Dr. Lindy Crewe is a leading scholar of Bronze Age Cyprus and studied under Professor Edgar (“Eddie”) Peltenburg at the University of Edinburgh, and excavates in western Cyprus. She is the author of two books and 35 articles and is currently working with Dr. Diane Bolger on the publication of the remarkable Chalcolithic cemetery and settlement at Souskiou-Laona. “It is the site Eddie was most passionate about,” she says, and its publication was left unfinished at his recent death.

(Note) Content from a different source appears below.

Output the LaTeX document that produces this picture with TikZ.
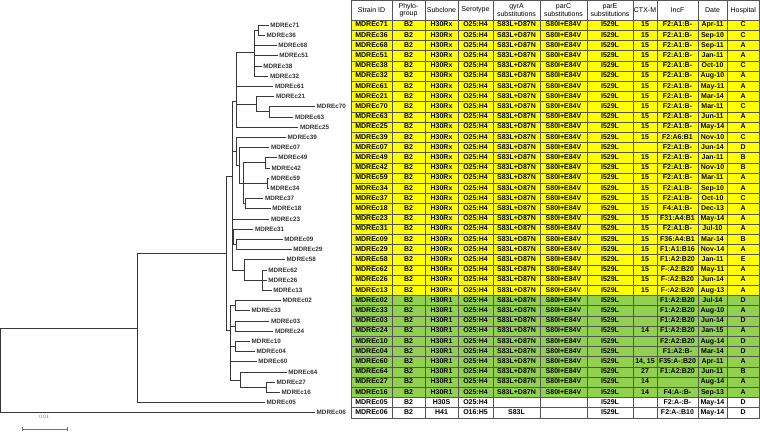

Dr. Crewe grew up in Sydney, Australia. Art and ancient history were her two greatest fascinations for as long as she can remember. Success as a graphic designer in Melbourne left her unsatisfied, and she enrolled instead at La Trobe University. Here she found archaeology, the perfect conjunction of her two main interests. Eight muddy, winter weeks of excavation at her Professors David Frankel and Jenny Webb’s site at Marki-Alonia introduced her to Cyprus. Those who dig in Cyprus’ summer heat will chuckle at her recollection of coming in to CAARI to get warm. She stayed on afterward at CAARI to pursue her undergrad Honors thesis on spindle whorls, and speaks warmly of the wonderful support she received from then-Director, Dr. Nancy Serwint.
After publishing her thesis as her first book, she went on to a Ph.D. in Europe under Professor Peltenburg. He introduced her to western Cyprus, and to summertime excavation, at Souskiou-Laona, where she served as Field Director from 2001 to 2006. In 2005-2006 she served as the Cyprus Curator in the Department of Greek and Roman Antiquities at the British Museum, and in 2007 her second book, on Enkomi, was published. This allowed her to extend onto a far larger canvas her interest in the way pottery and its changing technology reveal patterns of social interactions and trade relations.

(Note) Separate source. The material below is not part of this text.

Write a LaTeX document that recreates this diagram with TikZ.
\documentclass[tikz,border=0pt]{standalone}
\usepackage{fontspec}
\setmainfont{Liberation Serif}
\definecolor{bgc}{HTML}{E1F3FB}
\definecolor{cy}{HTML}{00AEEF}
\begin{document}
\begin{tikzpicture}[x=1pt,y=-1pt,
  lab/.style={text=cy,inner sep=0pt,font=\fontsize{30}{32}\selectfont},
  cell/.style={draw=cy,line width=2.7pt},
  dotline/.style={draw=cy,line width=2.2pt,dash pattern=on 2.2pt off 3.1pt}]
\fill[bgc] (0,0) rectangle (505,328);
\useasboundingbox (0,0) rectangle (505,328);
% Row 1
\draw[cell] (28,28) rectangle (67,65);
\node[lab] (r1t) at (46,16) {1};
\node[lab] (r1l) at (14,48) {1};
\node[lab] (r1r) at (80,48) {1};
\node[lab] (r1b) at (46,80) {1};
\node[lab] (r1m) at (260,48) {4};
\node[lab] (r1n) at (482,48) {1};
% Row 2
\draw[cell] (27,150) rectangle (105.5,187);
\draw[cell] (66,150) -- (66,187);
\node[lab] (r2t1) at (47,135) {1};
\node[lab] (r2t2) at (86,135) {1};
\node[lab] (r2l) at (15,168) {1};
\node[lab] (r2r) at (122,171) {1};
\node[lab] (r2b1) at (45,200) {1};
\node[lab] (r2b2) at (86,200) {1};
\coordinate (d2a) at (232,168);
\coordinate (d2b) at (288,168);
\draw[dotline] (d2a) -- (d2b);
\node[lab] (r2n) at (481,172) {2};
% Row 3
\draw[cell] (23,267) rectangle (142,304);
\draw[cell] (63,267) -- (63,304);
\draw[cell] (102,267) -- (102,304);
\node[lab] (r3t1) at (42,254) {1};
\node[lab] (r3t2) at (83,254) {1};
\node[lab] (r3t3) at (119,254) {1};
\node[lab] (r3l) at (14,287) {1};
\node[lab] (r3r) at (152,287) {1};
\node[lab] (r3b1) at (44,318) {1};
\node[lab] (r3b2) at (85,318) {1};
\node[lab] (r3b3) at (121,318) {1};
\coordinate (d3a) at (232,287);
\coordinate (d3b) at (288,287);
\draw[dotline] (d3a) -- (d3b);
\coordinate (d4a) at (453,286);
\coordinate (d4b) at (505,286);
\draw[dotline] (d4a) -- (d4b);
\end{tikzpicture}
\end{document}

In 2007 Dr. Crewe assumed the directorship of the excavations of Kissonerga-Skalia, a post she still holds. A powerful Bronze Age site that also offers rich insights into the relation of Chalcolithic to Early Bronze Age developments, Kissonerga has given ample scope to her keen interest in archaeology as a record of social change, and to her expertise in the technologies and transmission of ceramic forms both within and outside of Cyprus. It also yielded a remarkably well-preserved Bronze Age brewery for producing beer, depicted here, a discovery gleefully reported all around globe. Continuing relations as a visiting academic with the British Museum also allowed her to unite her archaeological expertise with her interest in public dissemination of finds through the creation of on-line presentations on Kissonerga, and she has plans for a far larger digital project ahead.

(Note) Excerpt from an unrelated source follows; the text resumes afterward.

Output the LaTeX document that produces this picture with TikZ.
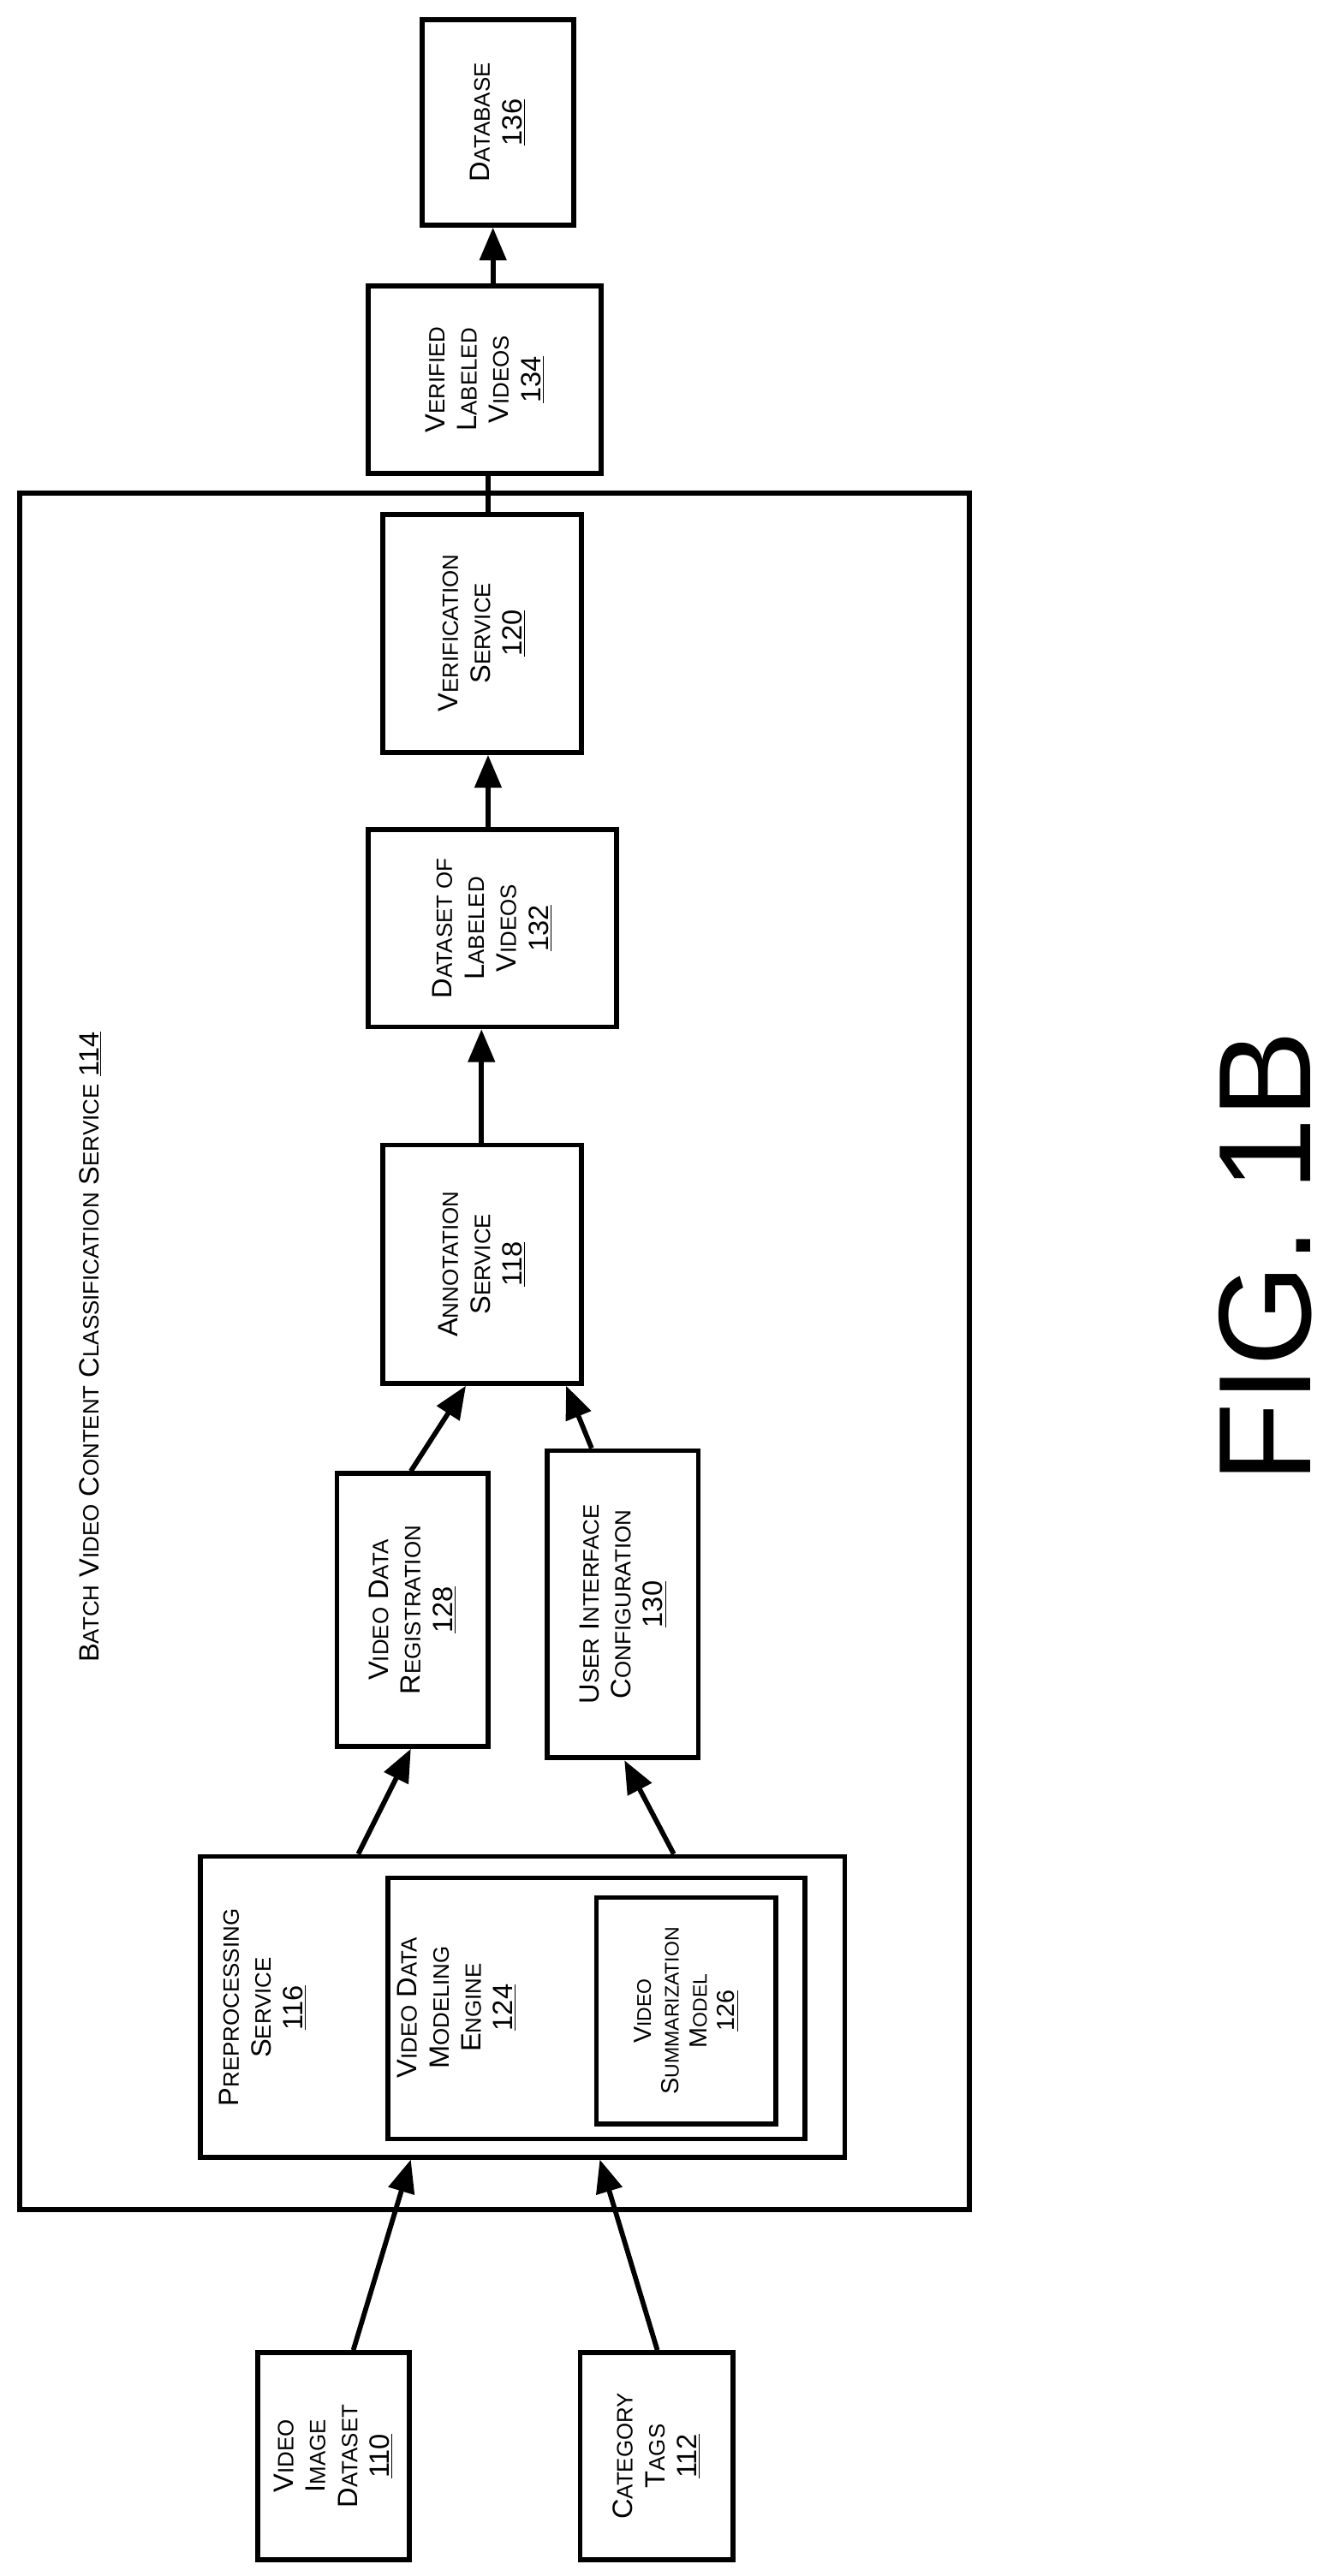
\documentclass[tikz,border=0pt]{standalone}
\usepackage{fontspec}
\setmainfont{Liberation Sans}
\usetikzlibrary{arrows.meta,calc}
\newcommand\sct[2]{#1{\fontsize{13.5}{15}\selectfont #2}}
\begin{document}
\begin{tikzpicture}[x=1pt,y=-1pt,
  box/.style={draw,line width=3pt,inner sep=0pt,font=\fontsize{17}{19.5}\selectfont},
  arr/.style={line width=3pt,-{Triangle[length=20pt,width=16pt]}},
  lbl/.style={rotate=90,align=center,font=\fontsize{17}{19.5}\selectfont}]
\useasboundingbox (0,0) rectangle (816,1568);
\node[box,minimum width=92,minimum height=125] (db) at (303,74.5) {};
\node[lbl] at (db) {\sct{D}{ATABASE}\\\underline{136}};
\node[box,minimum width=142,minimum height=114] (vlv) at (295,231) {};
\node[lbl] at (vlv) {\sct{V}{ERIFIED}\\\sct{L}{ABELED}\\\sct{V}{IDEOS}\\\underline{134}};
\draw[line width=3pt] (12,300) rectangle (590,1345);
\node[lbl] (outl) at (55,820) {\sct{B}{ATCH} \sct{V}{IDEO} \sct{C}{ONTENT} \sct{C}{LASSIFICATION} \sct{S}{ERVICE} \underline{114}};
\node[box,minimum width=121,minimum height=145] (ver) at (293.5,385.5) {};
\node[lbl] at (ver) {\sct{V}{ERIFICATION}\\\sct{S}{ERVICE}\\\underline{120}};
\node[box,minimum width=151,minimum height=120] (dlv) at (299.5,565) {};
\node[lbl] at (dlv) {\sct{D}{ATASET OF}\\\sct{L}{ABELED}\\\sct{V}{IDEOS}\\\underline{132}};
\node[box,minimum width=121,minimum height=145] (ann) at (293.5,769.5) {};
\node[lbl] at (ann) {\sct{A}{NNOTATION}\\\sct{S}{ERVICE}\\\underline{118}};
\node[box,minimum width=92,minimum height=166] (vdr) at (251,980) {};
\node[lbl] at (vdr) {\sct{V}{IDEO} \sct{D}{ATA}\\\sct{R}{EGISTRATION}\\\underline{128}};
\node[box,minimum width=92,minimum height=187] (uic) at (379,976.5) {};
\node[lbl] at (uic) {\sct{U}{SER} \sct{I}{NTERFACE}\\\sct{C}{ONFIGURATION}\\\underline{130}};
\node[box,minimum width=392,minimum height=183] (pre) at (318,1221.5) {};
\node[lbl] at (160,1222) {\sct{P}{REPROCESSING}\\\sct{S}{ERVICE}\\\underline{116}};
\node[box,minimum width=254,minimum height=159] (vdme) at (363,1222.5) {};
\node[lbl] at (278,1222) {\sct{V}{IDEO} \sct{D}{ATA}\\\sct{M}{ODELING}\\\sct{E}{NGINE}\\\underline{124}};
\node[box,minimum width=109,minimum height=138] (vsm) at (417.5,1224) {};
\node[lbl,font=\fontsize{15}{17}\selectfont] at (vsm) {V{\fontsize{12}{14}\selectfont IDEO}\\S{\fontsize{12}{14}\selectfont UMMARIZATION}\\M{\fontsize{12}{14}\selectfont ODEL}\\\underline{126}};
\node[box,minimum width=92,minimum height=126] (vid) at (203,1495) {};
\node[lbl] at (vid) {\sct{V}{IDEO}\\\sct{I}{MAGE}\\\sct{D}{ATASET}\\\underline{110}};
\node[box,minimum width=93,minimum height=126] (cat) at (399.5,1495) {};
\node[lbl] at (cat) {\sct{C}{ATEGORY}\\\sct{T}{AGS}\\\underline{112}};
\node[rotate=90,font=\fontsize{80}{88}\selectfont] (fig) at (770,765) {FIG. 1B};
% connectors
\draw[arr] ($(vid.north)+(12,0)$) -- ($(pre.south)+(-68,0)$);
\draw[arr] ($(cat.north)+(0.5,0)$) -- ($(pre.south)+(47,0)$);
\draw[arr] ($(pre.north)+(-100,0)$) -- ($(vdr.south)+(-1,0)$);
\draw[arr] ($(pre.north)+(92,0)$) -- ($(uic.south)+(1,0)$);
\draw[arr] ($(vdr.north)+(-1,0)$) -- ($(ann.south)+(-10,0)$);
\draw[arr] ($(uic.north)+(-19,0)$) -- ($(ann.south)+(51,0)$);
\draw[arr] ($(ann.north)+(-0.5,0)$) -- ($(dlv.south)+(-6.5,0)$);
\draw[arr] ($(dlv.north)+(-2.5,0)$) -- ($(ver.south)+(3.5,0)$);
\draw[line width=3pt] ($(ver.north)+(3.5,0)$) -- ($(vlv.south)+(2,0)$);
\draw[arr] ($(vlv.north)+(5,0)$) -- ($(db.south)+(-3,0)$);
\end{tikzpicture}
\end{document}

The Executive Assistant is Vathoulla Moustoukki, a Cypriot who has been with CAARI for over twenty-five years and who provides important continuity, personal commitment, and institutional memory.
Katerina Mavromichalou has been the CAARI Librarian since February 2013. Katerina has a BA in history and archaeology from the University of Cyprus and completed an MA in Maritime Archaeology at the University of Southampton in the UK.